Work to complete: Leave out the pictures and set down exactly the lines from the start of the listing through the one with "0.95, 0.975, 1];", both included.

────────────────

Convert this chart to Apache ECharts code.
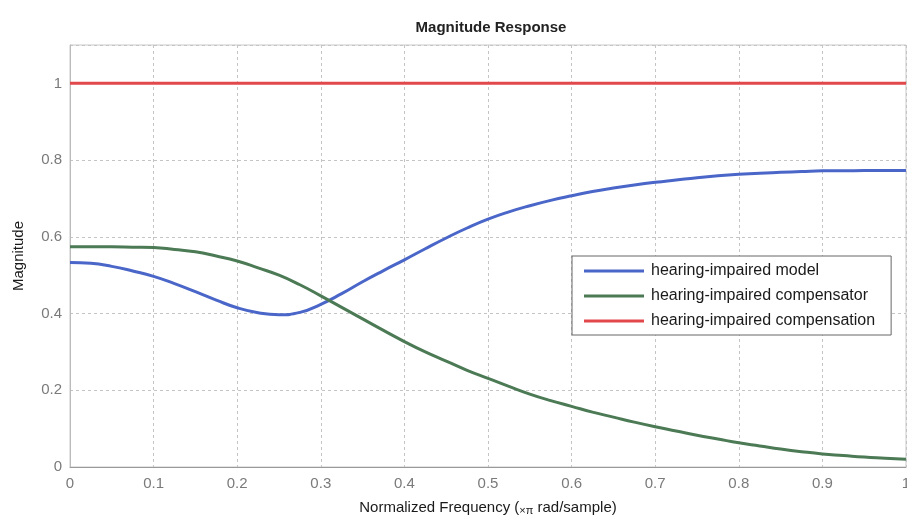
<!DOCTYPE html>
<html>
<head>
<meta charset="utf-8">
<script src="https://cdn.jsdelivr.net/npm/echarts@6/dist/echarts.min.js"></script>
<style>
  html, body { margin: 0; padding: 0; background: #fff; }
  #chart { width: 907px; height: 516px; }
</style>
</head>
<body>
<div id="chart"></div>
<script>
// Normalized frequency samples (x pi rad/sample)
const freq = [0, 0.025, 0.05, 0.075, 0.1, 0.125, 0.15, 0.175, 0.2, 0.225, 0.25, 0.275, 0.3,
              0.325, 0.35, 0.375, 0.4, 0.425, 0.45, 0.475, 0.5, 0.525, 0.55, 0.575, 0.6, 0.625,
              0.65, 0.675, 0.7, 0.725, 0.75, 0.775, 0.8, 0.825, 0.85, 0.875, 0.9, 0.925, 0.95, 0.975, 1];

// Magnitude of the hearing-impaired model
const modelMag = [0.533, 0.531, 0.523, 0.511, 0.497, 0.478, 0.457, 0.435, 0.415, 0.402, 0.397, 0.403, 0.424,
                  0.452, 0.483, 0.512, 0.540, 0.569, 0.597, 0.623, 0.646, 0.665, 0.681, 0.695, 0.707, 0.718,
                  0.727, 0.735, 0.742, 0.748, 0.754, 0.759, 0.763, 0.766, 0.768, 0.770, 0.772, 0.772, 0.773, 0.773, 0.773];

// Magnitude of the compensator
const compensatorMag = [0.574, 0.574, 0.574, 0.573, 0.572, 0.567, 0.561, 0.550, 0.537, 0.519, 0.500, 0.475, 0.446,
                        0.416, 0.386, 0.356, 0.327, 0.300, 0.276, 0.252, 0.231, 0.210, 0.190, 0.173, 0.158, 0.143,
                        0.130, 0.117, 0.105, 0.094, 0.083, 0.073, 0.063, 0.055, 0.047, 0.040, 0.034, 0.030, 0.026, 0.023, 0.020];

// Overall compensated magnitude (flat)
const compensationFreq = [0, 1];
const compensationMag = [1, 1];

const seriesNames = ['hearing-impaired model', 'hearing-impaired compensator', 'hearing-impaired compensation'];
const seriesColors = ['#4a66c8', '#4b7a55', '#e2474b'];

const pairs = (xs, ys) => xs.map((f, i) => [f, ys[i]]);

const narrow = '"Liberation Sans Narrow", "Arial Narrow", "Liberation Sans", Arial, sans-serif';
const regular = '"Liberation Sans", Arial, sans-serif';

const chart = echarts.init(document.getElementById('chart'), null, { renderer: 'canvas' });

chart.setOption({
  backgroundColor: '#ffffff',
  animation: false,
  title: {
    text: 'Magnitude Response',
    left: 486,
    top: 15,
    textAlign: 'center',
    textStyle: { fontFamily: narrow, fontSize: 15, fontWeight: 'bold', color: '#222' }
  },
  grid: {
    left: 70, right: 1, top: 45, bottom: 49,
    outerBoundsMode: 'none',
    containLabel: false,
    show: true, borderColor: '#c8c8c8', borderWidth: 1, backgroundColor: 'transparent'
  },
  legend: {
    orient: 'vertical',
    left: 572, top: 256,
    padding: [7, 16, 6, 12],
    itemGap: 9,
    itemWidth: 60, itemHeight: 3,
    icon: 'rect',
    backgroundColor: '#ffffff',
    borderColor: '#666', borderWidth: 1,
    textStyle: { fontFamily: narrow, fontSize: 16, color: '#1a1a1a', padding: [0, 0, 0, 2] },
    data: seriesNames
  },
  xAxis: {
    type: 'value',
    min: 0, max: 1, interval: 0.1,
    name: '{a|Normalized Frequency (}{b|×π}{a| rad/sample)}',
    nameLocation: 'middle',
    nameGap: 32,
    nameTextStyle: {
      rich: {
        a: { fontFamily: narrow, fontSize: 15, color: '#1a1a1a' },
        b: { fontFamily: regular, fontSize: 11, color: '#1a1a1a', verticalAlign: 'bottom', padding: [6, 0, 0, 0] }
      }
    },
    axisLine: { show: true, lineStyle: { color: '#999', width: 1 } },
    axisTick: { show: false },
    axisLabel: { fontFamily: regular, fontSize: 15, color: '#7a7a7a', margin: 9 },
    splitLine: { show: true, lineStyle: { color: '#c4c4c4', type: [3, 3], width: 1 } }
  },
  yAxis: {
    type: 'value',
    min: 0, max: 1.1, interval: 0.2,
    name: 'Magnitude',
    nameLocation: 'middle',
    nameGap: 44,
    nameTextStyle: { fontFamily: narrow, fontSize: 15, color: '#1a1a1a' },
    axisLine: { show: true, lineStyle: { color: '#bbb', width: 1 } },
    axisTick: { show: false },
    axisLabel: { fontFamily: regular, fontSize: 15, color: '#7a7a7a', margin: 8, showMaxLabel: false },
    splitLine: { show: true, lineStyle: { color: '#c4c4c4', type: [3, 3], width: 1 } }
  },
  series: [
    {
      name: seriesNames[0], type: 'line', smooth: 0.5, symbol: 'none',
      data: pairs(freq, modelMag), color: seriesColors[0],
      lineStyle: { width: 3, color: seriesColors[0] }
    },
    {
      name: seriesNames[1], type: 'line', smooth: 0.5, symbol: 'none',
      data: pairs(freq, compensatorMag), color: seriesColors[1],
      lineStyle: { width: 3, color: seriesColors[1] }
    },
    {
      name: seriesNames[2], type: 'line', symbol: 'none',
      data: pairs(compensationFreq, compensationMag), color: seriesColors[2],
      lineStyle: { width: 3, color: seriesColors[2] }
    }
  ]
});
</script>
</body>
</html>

────────────────

Right answer:
Convert this chart to Apache ECharts code.
<!DOCTYPE html>
<html>
<head>
<meta charset="utf-8">
<script src="https://cdn.jsdelivr.net/npm/echarts@6/dist/echarts.min.js"></script>
<style>
  html, body { margin: 0; padding: 0; background: #fff; }
  #chart { width: 907px; height: 516px; }
</style>
</head>
<body>
<div id="chart"></div>
<script>
// Normalized frequency samples (x pi rad/sample)
const freq = [0, 0.025, 0.05, 0.075, 0.1, 0.125, 0.15, 0.175, 0.2, 0.225, 0.25, 0.275, 0.3,
              0.325, 0.35, 0.375, 0.4, 0.425, 0.45, 0.475, 0.5, 0.525, 0.55, 0.575, 0.6, 0.625,
              0.65, 0.675, 0.7, 0.725, 0.75, 0.775, 0.8, 0.825, 0.85, 0.875, 0.9, 0.925, 0.95, 0.975, 1];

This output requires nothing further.